* start Records provided *

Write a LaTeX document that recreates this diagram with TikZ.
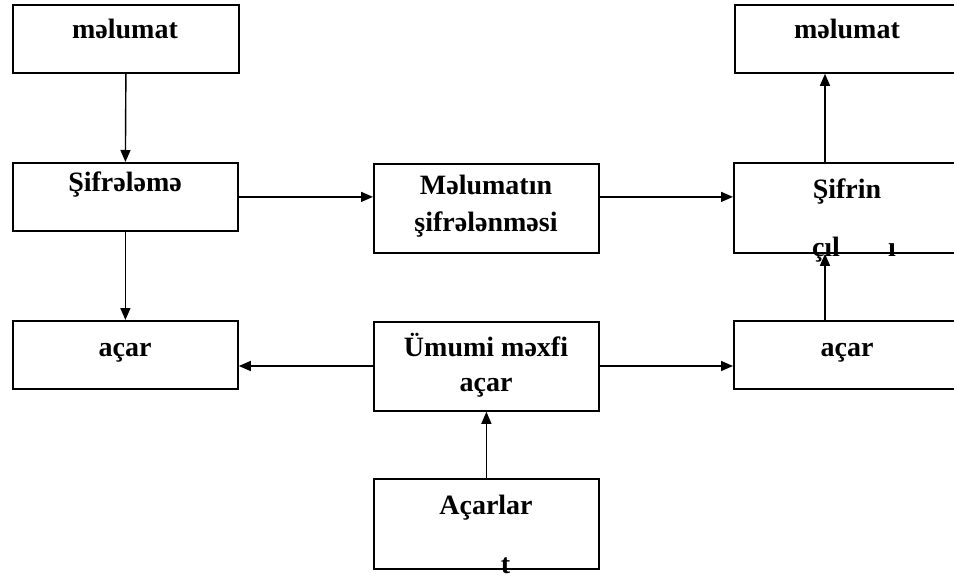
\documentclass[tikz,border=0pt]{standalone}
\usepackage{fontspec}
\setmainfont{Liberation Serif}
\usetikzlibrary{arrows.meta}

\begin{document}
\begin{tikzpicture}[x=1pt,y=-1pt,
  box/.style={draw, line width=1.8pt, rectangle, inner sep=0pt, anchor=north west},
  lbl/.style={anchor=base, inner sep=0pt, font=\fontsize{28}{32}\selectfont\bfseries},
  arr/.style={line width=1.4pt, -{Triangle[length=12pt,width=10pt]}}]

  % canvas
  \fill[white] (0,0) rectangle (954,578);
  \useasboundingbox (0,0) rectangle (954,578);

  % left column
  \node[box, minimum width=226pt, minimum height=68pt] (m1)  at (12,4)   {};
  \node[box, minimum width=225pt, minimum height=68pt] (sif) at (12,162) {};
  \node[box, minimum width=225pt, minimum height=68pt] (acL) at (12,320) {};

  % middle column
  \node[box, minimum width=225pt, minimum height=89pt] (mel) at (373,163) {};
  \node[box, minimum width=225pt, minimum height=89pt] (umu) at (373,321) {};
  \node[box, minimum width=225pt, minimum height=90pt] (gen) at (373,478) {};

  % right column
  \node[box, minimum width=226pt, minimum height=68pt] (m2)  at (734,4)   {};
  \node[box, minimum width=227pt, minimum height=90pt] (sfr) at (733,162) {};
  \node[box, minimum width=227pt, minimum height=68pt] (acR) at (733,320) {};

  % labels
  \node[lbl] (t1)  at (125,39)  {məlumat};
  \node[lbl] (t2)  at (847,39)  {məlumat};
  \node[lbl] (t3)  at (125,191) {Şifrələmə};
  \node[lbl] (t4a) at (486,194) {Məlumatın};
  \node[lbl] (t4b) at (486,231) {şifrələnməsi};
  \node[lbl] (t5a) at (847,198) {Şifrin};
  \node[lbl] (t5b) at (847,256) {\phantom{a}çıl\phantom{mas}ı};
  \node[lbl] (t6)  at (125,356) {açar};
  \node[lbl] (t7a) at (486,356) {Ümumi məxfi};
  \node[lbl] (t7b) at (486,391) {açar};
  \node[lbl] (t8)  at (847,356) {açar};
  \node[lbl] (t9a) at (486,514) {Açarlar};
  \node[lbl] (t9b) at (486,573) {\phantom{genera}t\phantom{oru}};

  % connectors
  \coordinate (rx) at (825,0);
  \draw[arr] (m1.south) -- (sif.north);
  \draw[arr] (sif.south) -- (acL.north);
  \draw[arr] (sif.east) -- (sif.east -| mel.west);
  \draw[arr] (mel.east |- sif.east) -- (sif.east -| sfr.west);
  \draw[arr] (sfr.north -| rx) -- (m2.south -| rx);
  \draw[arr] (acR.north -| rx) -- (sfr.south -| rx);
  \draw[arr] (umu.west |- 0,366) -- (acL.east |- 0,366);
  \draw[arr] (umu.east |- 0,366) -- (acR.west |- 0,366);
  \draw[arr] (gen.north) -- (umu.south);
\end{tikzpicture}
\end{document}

* end Records provided *
* start Records provided *

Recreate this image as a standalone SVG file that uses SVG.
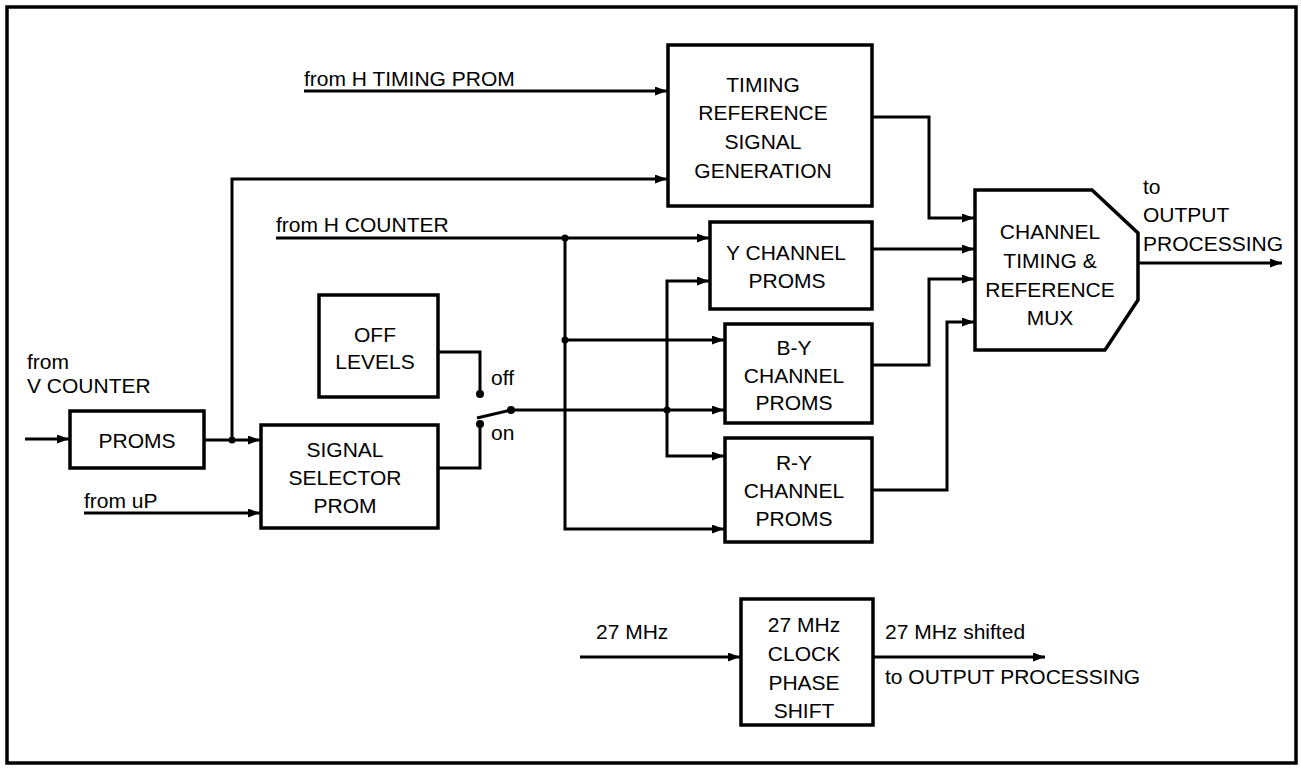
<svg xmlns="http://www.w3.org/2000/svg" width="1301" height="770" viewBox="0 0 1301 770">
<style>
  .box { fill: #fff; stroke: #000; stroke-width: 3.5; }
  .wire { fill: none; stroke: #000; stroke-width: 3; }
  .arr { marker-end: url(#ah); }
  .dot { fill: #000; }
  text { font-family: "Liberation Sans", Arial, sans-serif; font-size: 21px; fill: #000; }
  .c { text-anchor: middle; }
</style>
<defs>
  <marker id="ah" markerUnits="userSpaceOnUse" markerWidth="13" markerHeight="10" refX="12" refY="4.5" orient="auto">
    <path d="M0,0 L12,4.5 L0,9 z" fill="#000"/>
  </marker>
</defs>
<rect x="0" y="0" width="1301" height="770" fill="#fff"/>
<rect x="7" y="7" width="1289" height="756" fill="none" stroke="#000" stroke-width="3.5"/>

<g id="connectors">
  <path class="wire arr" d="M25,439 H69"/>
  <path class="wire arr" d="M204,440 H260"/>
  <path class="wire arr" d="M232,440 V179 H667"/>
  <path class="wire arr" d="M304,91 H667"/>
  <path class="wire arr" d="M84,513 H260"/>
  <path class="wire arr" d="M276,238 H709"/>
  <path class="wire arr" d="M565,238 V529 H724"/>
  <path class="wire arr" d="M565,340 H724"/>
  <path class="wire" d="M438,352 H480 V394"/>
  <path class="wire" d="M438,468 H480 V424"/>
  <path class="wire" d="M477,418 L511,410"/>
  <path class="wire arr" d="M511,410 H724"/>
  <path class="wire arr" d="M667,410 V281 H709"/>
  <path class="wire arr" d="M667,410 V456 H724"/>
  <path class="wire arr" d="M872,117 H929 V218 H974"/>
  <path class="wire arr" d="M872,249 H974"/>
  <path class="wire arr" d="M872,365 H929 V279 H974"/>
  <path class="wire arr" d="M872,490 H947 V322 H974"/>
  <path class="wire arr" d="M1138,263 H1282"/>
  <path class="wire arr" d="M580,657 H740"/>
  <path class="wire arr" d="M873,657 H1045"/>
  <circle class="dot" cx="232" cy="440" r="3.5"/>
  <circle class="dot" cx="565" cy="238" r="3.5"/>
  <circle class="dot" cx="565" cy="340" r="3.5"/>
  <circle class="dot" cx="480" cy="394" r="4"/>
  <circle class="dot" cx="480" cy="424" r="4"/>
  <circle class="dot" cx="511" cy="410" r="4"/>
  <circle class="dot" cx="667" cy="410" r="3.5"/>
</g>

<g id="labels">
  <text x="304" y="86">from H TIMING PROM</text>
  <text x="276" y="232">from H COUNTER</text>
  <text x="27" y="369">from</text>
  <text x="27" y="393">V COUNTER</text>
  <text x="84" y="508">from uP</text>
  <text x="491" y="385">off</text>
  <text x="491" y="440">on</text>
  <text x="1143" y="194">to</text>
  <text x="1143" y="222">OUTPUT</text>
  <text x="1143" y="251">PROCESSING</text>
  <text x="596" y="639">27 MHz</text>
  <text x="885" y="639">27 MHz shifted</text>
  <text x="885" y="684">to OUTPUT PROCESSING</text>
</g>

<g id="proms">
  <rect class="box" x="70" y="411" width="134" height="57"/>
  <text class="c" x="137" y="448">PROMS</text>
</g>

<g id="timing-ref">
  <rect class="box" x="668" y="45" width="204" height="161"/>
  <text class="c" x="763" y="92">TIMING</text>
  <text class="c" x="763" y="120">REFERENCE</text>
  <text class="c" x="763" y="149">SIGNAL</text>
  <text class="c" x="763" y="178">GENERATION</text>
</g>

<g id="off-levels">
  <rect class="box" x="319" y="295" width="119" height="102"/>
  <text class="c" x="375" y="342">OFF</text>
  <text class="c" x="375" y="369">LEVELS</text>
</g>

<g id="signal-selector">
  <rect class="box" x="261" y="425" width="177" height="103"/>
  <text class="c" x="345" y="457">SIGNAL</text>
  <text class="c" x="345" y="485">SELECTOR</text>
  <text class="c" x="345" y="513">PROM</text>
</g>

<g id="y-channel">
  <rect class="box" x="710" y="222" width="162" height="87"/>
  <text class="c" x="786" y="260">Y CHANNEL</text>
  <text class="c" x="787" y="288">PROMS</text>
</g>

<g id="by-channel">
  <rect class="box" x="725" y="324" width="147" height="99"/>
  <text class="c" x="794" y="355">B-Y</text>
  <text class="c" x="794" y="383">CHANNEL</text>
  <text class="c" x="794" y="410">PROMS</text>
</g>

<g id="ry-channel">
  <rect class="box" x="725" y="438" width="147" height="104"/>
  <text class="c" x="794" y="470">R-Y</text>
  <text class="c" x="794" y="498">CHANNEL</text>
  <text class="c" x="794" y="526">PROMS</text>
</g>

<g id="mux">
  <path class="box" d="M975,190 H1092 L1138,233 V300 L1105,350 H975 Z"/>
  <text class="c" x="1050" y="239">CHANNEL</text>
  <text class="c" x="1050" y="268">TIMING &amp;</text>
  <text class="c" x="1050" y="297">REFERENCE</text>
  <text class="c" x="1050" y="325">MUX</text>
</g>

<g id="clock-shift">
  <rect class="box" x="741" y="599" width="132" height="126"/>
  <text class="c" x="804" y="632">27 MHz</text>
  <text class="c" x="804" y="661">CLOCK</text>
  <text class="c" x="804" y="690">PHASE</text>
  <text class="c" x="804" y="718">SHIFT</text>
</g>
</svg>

* end Records provided *

Exercise aim: Within the listing above, extract exactly the lines that run from the one containing "Write a LaTeX" through the one containing "width=227pt, minimum height=68pt]", excluding any pictures.

Result below:
Write a LaTeX document that recreates this diagram with TikZ.
\documentclass[tikz,border=0pt]{standalone}
\usepackage{fontspec}
\setmainfont{Liberation Serif}
\usetikzlibrary{arrows.meta}

\begin{document}
\begin{tikzpicture}[x=1pt,y=-1pt,
  box/.style={draw, line width=1.8pt, rectangle, inner sep=0pt, anchor=north west},
  lbl/.style={anchor=base, inner sep=0pt, font=\fontsize{28}{32}\selectfont\bfseries},
  arr/.style={line width=1.4pt, -{Triangle[length=12pt,width=10pt]}}]

  % canvas
  \fill[white] (0,0) rectangle (954,578);
  \useasboundingbox (0,0) rectangle (954,578);

  % left column
  \node[box, minimum width=226pt, minimum height=68pt] (m1)  at (12,4)   {};
  \node[box, minimum width=225pt, minimum height=68pt] (sif) at (12,162) {};
  \node[box, minimum width=225pt, minimum height=68pt] (acL) at (12,320) {};

  % middle column
  \node[box, minimum width=225pt, minimum height=89pt] (mel) at (373,163) {};
  \node[box, minimum width=225pt, minimum height=89pt] (umu) at (373,321) {};
  \node[box, minimum width=225pt, minimum height=90pt] (gen) at (373,478) {};

  % right column
  \node[box, minimum width=226pt, minimum height=68pt] (m2)  at (734,4)   {};
  \node[box, minimum width=227pt, minimum height=90pt] (sfr) at (733,162) {};
  \node[box, minimum width=227pt, minimum height=68pt] (acR) at (733,320) {};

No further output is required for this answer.